Frank Tell’s spring/summer presentation showcased his great talents in garment construction. Paneled dresses and jackets ruled the runway in silver, black, white, copper and lavender while accented with small bronze “claws” often at the waist and shoulders.  The structured shoulders from the fall collections were echoed in this season’s garments. Copper liquid leggings and harem pants were paired with blazers and short-sleeved jackets with jacquard paneling. A favorite from this collection was the miniskirt with marocain side drapes. This asymmetrical piece would stand out in any spring wardrobe. Bustier dresses were sexy and sophisticated with cut outs at the waist and around the bust line. 

-Alex Perron

 

Diane von Furstenberg
The Tent

The DVF woman is known to be confident, sexy and sophisticated.  Her Spring collection, entitled Oasis, was right on target as always.  This time around we were taken on a journey diane von furstenberg spring 2010to follow the woman adventurer who travels the world and as the program puts it “is a modern myth, the queen of the desert”.  Among the highlights of the collection were a beautiful palace tiger chiffon shirt combined with a palace tiger African cutaway embellished dress.  Jodhpurs in black chiffon were paired with a black embellished chiffon jacket worn over a blue Anatolia tunic.  For an unforgettable evening under the Egyptian sky there is a beautiful Indian temple chiffon and jacquard dress.  There is always great people watching at this show and the atmosphere is always festive.  This time around Mr. Giancarlo Giammetti was in attendance and so were actress Candice Bergen and her daughter Chloe.  Mr.

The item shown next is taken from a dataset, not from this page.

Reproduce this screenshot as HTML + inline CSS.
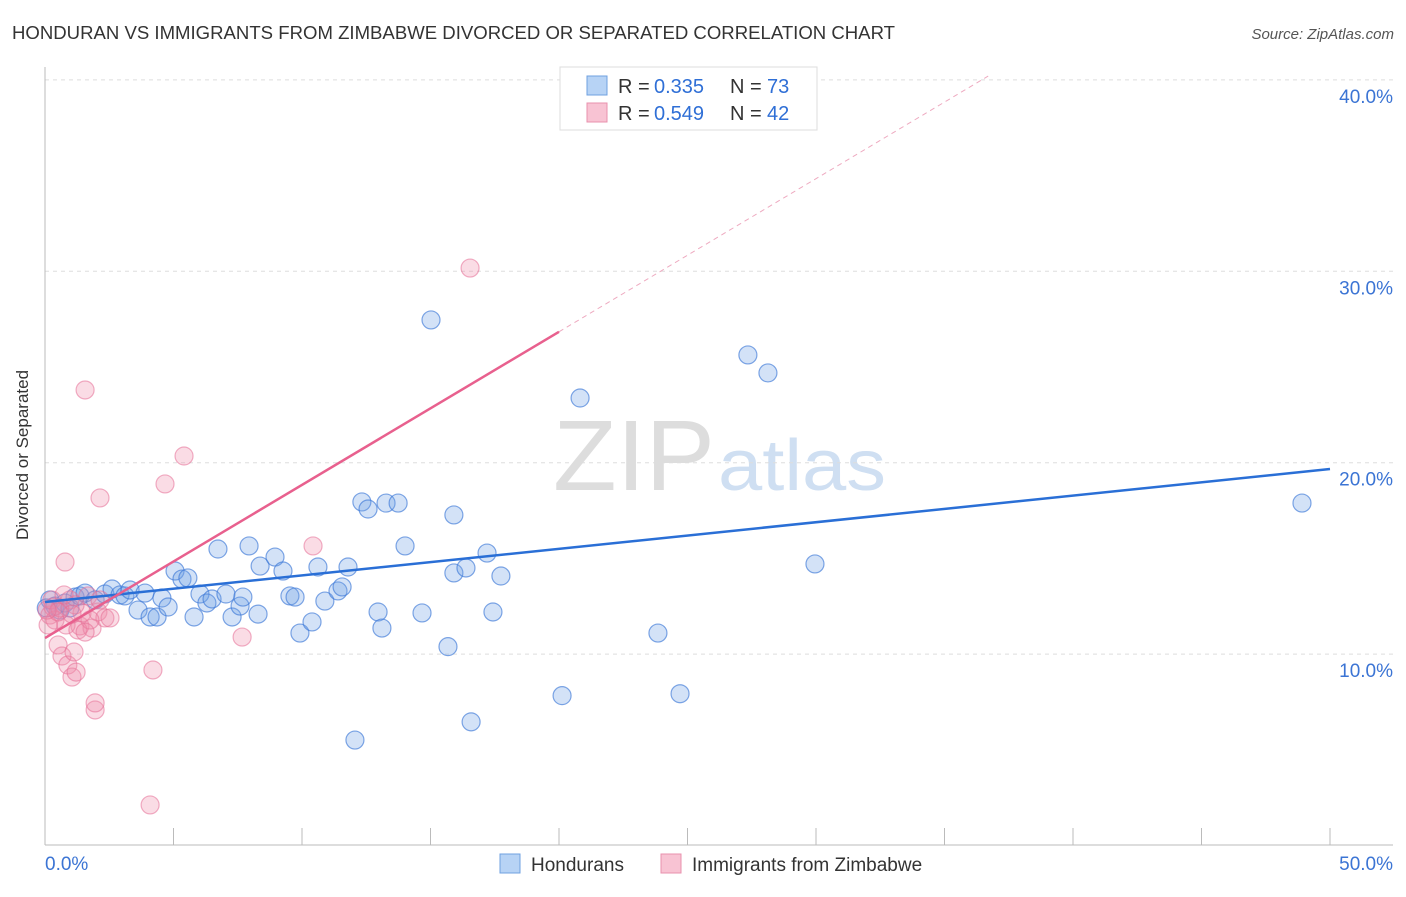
<!DOCTYPE html>
<html><head><meta charset="utf-8"><style>
body{margin:0;background:#fff;font-family:"Liberation Sans",sans-serif;}
svg text{font-family:"Liberation Sans",sans-serif;}
</style></head><body>
<svg width="1406" height="892" id="c">
<text x="12" y="39" font-size="18" fill="#333" textLength="883" lengthAdjust="spacingAndGlyphs">HONDURAN VS IMMIGRANTS FROM ZIMBABWE DIVORCED OR SEPARATED CORRELATION CHART</text>
<text x="1394" y="39" font-size="15" fill="#555" text-anchor="end" font-style="italic">Source: ZipAtlas.com</text>
<text x="28" y="455" font-size="17" fill="#333" text-anchor="middle" transform="rotate(-90 28 455)">Divorced or Separated</text>
<text x="553" y="490" font-size="100" fill="#ddd" textLength="162" lengthAdjust="spacingAndGlyphs" font-family="Liberation Serif">ZIP</text>
<text x="718" y="490" font-size="72" fill="#cfdff2" textLength="168" lengthAdjust="spacingAndGlyphs">atlas</text>
<g id="grid"></g><g id="pts"></g><g id="lines"></g>
<g>
<rect x="560" y="67" width="257" height="63" fill="#fff" stroke="#ddd"/>
<rect x="587" y="76" width="20" height="19" fill="#b7d3f5" stroke="#6fa0e0"/>
<rect x="587" y="103" width="20" height="19" fill="#f8c3d3" stroke="#e890ae"/>
<text x="618" y="93" font-size="20" fill="#333">R =</text>
<text x="654" y="93" font-size="20" fill="#2f6fd6">0.335</text>
<text x="730" y="93" font-size="20" fill="#333">N =</text>
<text x="767" y="93" font-size="20" fill="#2f6fd6">73</text>
<text x="618" y="120" font-size="20" fill="#333">R =</text>
<text x="654" y="120" font-size="20" fill="#2f6fd6">0.549</text>
<text x="730" y="120" font-size="20" fill="#333">N =</text>
<text x="767" y="120" font-size="20" fill="#2f6fd6">42</text>
</g>
<g>
<rect x="500" y="854" width="20" height="19" fill="#b7d3f5" stroke="#6fa0e0"/>
<text x="531" y="871" font-size="19" fill="#333">Hondurans</text>
<rect x="661" y="854" width="20" height="19" fill="#f8c3d3" stroke="#e890ae"/>
<text x="692" y="871" font-size="19" fill="#333">Immigrants from Zimbabwe</text>
</g>
</svg>
<script>
const yTicks=[10,20,30,40];
const xTickLabels=["0.0%","50.0%"];
const blueX=[0.19,0.39,0.58,0.78,0.97,1.17,1.36,1.56,1.95,2.33,2.61,2.92,3.11,3.31,3.62,3.89,4.09,4.36,4.55,4.79,5.06,5.33,5.56,5.80,6.03,6.30,6.50,6.73,7.04,7.28,7.59,7.70,7.94,8.29,8.37,8.95,9.26,9.53,9.73,9.92,10.39,10.62,10.89,11.40,11.56,11.79,12.06,12.33,12.57,12.96,13.11,13.27,13.74,14.01,14.67,15.02,15.68,15.91,15.91,16.38,16.58,17.20,17.43,17.74,20.12,20.82,23.85,24.71,27.35,28.13,29.96,48.91,0.05];
const blueY=[12.83,12.51,12.30,12.67,12.41,12.98,13.04,13.19,12.83,13.14,13.40,13.09,13.04,13.35,12.30,13.19,11.94,11.94,12.93,12.46,14.34,13.92,13.98,11.94,13.14,12.67,12.88,15.49,13.14,11.94,12.51,12.98,15.65,12.09,14.60,15.07,14.34,13.04,12.98,11.10,11.68,14.55,12.77,13.30,13.51,14.55,5.51,17.95,17.58,12.20,11.36,17.89,17.89,15.65,12.15,27.46,10.39,17.27,14.24,14.50,6.46,15.28,12.20,14.08,7.83,23.38,11.10,7.93,25.63,24.69,14.71,17.89,12.41];
const pinkX=[0.19,0.31,0.39,0.51,0.66,0.78,0.89,1.05,1.21,1.36,1.44,1.56,1.67,1.83,1.95,1.95,2.06,2.14,2.33,2.53,4.09,4.20,4.67,5.41,7.67,10.43,16.54,0.12,0.27,0.58,0.82,0.97,1.17,1.28,1.13,1.75,0.74,0.51,1.05,1.56,2.14,0.08];
const pinkY=[12.04,12.46,11.78,10.48,9.90,14.81,9.43,8.80,9.06,11.47,12.15,23.80,13.04,11.36,7.08,7.45,12.20,18.16,11.89,11.89,2.12,9.17,18.89,20.35,10.89,15.65,30.17,11.52,12.83,12.41,11.52,12.83,12.57,11.26,10.11,11.78,13.09,12.20,12.09,11.15,12.83,12.30];
const blueFit=[12.72,0.139];
const pinkFit=[10.84,0.80];
const X=v=>45+v*25.7, Y=v=>845.5-v*19.14;
const NS="http://www.w3.org/2000/svg";
function mk(p,t,a){const e=document.createElementNS(NS,t);for(const k in a)e.setAttribute(k,a[k]);p.appendChild(e);return e;}
const g=document.getElementById('grid');
yTicks.forEach(t=>{
 const l=mk(g,'line',{x1:45,x2:1393,y1:Y(t),y2:Y(t),stroke:'#ddd','stroke-dasharray':'4,4'});
 
 
 const tx=mk(g,'text',{x:1393,y:Y(t)+23,'font-size':19,fill:'#3b74d4','text-anchor':'end'});tx.textContent=t.toFixed(1)+'%';
 
 
});
let a=mk(g,'line',{x1:45,x2:45,y1:67,y2:845,stroke:'#bbb'});


a=mk(g,'line',{x1:45,x2:1393,y1:845,y2:845,stroke:'#bbb'});


for(let i=0;i<=10;i++){const t=mk(g,'line',{x1:X(i*5),x2:X(i*5),y1:828,y2:845,stroke:'#bbb'});
 
 }
[[0,'start',45],[1,'end',1393]].forEach(([i,an,x])=>{const t=mk(g,'text',{x:x,y:870,'font-size':19,fill:'#3b74d4','text-anchor':an});t.textContent=xTickLabels[i];
 
 });
const p=document.getElementById('pts');
blueX.forEach((x,i)=>{const c=mk(p,'circle',{cx:X(x),cy:Y(blueY[i]),r:9,fill:'rgba(110,160,230,0.3)',stroke:'rgba(60,120,215,0.65)','stroke-width':1.2});
 
 });
pinkX.forEach((x,i)=>{const c=mk(p,'circle',{cx:X(x),cy:Y(pinkY[i]),r:9,fill:'rgba(240,140,170,0.3)',stroke:'rgba(230,110,150,0.55)','stroke-width':1.2});
 
 });
const L=document.getElementById('lines');
let l=mk(L,'line',{x1:X(0),y1:Y(blueFit[0]),x2:X(50),y2:Y(blueFit[0]+50*blueFit[1]),stroke:'#2a6fd6','stroke-width':2.5});


l=mk(L,'line',{x1:X(0),y1:Y(pinkFit[0]),x2:X(20),y2:Y(pinkFit[0]+20*pinkFit[1]),stroke:'#e8608e','stroke-width':2.5});


const xe=(40.2-pinkFit[0])/pinkFit[1];
l=mk(L,'line',{x1:X(20),y1:Y(pinkFit[0]+20*pinkFit[1]),x2:X(xe),y2:Y(40.2),stroke:'#eeaac0','stroke-width':1,'stroke-dasharray':'5,4'});


</script>
</body></html>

Barry Diller was there of course supporting his wife and so were her cute grand-daughters who always bring her flowers when she comes out for her final bow.

-Miriam Driot

 

 

Alexander Berardi
The Altman Building

Choosing Sunday night at 8:00pm as the time to show his 2010 Spring/Summer Collection, its comes as no surprise that the crowd gathered for the Alexander Berardi show was small but enthusiastic.  The Parson’s grad and New York Native’s aim is to blend “fashion history with forward elements of modernism to create a fresh new look for today’s woman.”  Using mainly white, cream, and navy Berardi sent 24 looks down the runway, and although there were some very pretty pieces shown, one could argue that there wasn’t anything decidedly fresh or new about any of them.  The most exciting pieces were the few pops of color- a softly draping orange chiffon strapless dress- and the sequin embellished pieces closing out the show, particularly a silver sequined cardigan (although it was worn over the first look of the show) and an ivory sequin mini-dress shown with an ivory tuxedo blazer.  

-Anna Sandberg

 

Commonwealth Utilities
Astor Haircutting

Contending for the award for most unique invitation (a classic black comb printed with the show details & then oddly vacuum sealed in plastic), Commonwealth Utilities chose to the iconic basement hair salon on the border between East & West Villages downtown, as the venue for its Spring 2010 men’s collection.  They showed to a house so packed, safety concerns were on more than one observer’s lips.  As you entered the subterranean space, 8 models were sitting in the cutting chairs draped in capes while stylists worked on their coifs.  At one point, the show began & models started emerging clad in a very well tailored assortment of garments that ranged from the very accessible from the waist up to the very esoteric from the waist down.  This is the politically correct way of saying that the collection had two diverse audiences that seemed to be delineated at the waist.  The colors were mostly grays, blacks & whites tailored into slimly proportioned jackets, fitted bottoms that ran the gamut from traditional trousers to football shorts, but all extremely distinct in detail, all paired with classic looking shirts & narrow ties.  In the audience were several NY Rangers, the typical men’s fashion editors & Patrick MacDonald.  The range of attendees was addressed in the range of offerings shown.  

-Scott French

 
Rebecca Taylor
The Salon

Rebecca Taylor, known for her flowery, ruffled, girlish looks, has taken it upon herself this season to give us something slightly more grown up.  That's not to say there were no flowers and no ruffles- it is spring and it is Rebecca Taylor after all- but alongside the small floral prints and polka dots she added exposed zippers, chain details, hints of fishnet, and subtle leopard print.  The most successful looks struck a balance somewhere in the middle- like the charcoal trousers, worn rolled-up with a gathered amethyst tank and a cobalt blue, floral-print jacket... or the same cobalt print on a draped mini worn with an easy gray tee.  There was also a fun spring jumper in black silk floral print, featuring a zip front and tie waist, and a magenta dress in the same material (worn quite well by front row show-goer Tiffany Amber-Thiessen).